What is asked: Extract everything from the first line through the line with "import * as", both ends included, except for any pictures.

Source material:
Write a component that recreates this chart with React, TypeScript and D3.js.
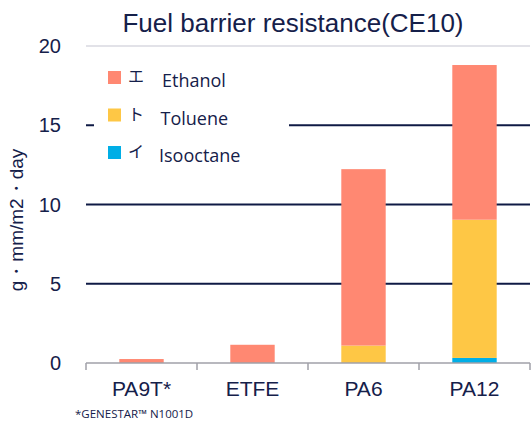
import React from "react";
import * as d3 from "d3";

const categories = ["PA9T*", "ETFE", "PA6", "PA12"];
const seriesNames = ["Isooctane", "Toluene", "Ethanol"];
const isooctane = [0, 0, 0, 0.32];
const toluene = [0, 0, 1.1, 8.72];
const ethanol = [0.25, 1.15, 11.13, 9.76];
const yTicks = [0, 5, 10, 15, 20];
const legendItems = [
  { key: "Ethanol", kana: "エ" },
  { key: "Toluene", kana: "ト" },
  { key: "Isooctane", kana: "イ" },
];
const colors: Record<string, string> = {
  Ethanol: "#FF8872",
  Toluene: "#FEC745",
  Isooctane: "#00AEE6",
};

const W = 532, H = 424;
const left = 86, right = 530, top = 46, bottom = 363;
const textColor = "#15204a";

export default function App() {
  const x = d3.scaleBand().domain(categories).range([left, right]).paddingInner(0.6).paddingOuter(0.3);
  const y = d3.scaleLinear().domain([0, 20]).range([bottom, top]);
  const table = categories.map((c, i) => ({
    cat: c,
    Isooctane: isooctane[i],
    Toluene: toluene[i],
    Ethanol: ethanol[i],
  }));
  const stacked = d3.stack<any>().keys(seriesNames)(table);
  const bandEdges = d3.scaleBand().domain(categories).range([left, right]);
  const edges = [...categories.map((c) => bandEdges(c)!), right];

  return (
    <svg width={W} height={H} style={{ position: "absolute", left: 0, top: 0, background: "#fff" }}>
      <text x={293} y={32} textAnchor="middle" fontFamily="Liberation Sans, Arial" fontSize={26} fill={textColor}>
        Fuel barrier resistance(CE10)
      </text>
      {yTicks.map((t) =>
        t === 0 ? null : (
          <line key={t} x1={left} x2={right} y1={y(t)} y2={y(t)}
            stroke={t === 20 ? "#d8d8e0" : "#0f1a45"} strokeWidth={t === 20 ? 1.5 : 2} />
        )
      )}
      {yTicks.map((t) => (
        <text key={"l" + t} x={61} y={y(t) + 7} textAnchor="end" fontFamily="Liberation Sans, Arial" fontSize={20} fill={textColor}>
          {t}
        </text>
      ))}
      <text transform={`translate(23,${220}) rotate(-90)`} textAnchor="middle" fontFamily="Liberation Sans, Arial" fontSize={19} fill={textColor}>
        g・mm/m2・day
      </text>
      {/* legend background covering gridline */}
      <rect x={94} y={60} width={195} height={110} fill="#fff" />
      {legendItems.map((it, i) => {
        const sy = 71 + i * 37.5;
        return (
          <g key={it.key}>
            <rect x={108} y={sy} width={13} height={13} fill={colors[it.key]} />
            <text x={128} y={sy + 11} fontFamily="Noto Sans CJK JP" fontSize={16} fill={textColor}>{it.kana}</text>
            <text x={162 - i * 1.5} y={sy + 16} fontFamily="Open Sans, Noto Sans" fontSize={18} fill={textColor}>{it.key}</text>
          </g>
        );
      })}
      {stacked.map((s) => (
        <g key={s.key} fill={colors[s.key]}>
          {s.map((d, i) => (
            d[1] - d[0] > 0 ? (
              <rect key={i} x={x(categories[i])} width={x.bandwidth()} y={y(d[1])} height={y(d[0]) - y(d[1])} />
            ) : null
          ))}
        </g>
      ))}
      <line x1={left} x2={right} y1={bottom} y2={bottom} stroke="#a0a0a8" strokeWidth={1.5} />
      {edges.map((e, i) => (
        <line key={i} x1={e} x2={e} y1={bottom} y2={bottom + 7} stroke="#a0a0a8" strokeWidth={1.5} />
      ))}
      {categories.map((c) => (
        <text key={c} x={bandEdges(c)! + bandEdges.bandwidth() / 2} y={396} textAnchor="middle" fontFamily="Liberation Sans, Arial" fontSize={21} fill={textColor}>
          {c}
        </text>
      ))}
      <text x={75} y={418} fontFamily="Open Sans, Noto Sans" fontSize={11.5} fill={textColor}>*GENESTAR™ N1001D</text>
    </svg>
  );
}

Answer for this exercise:
Write a component that recreates this chart with React, TypeScript and D3.js.
import React from "react";
import * as d3 from "d3";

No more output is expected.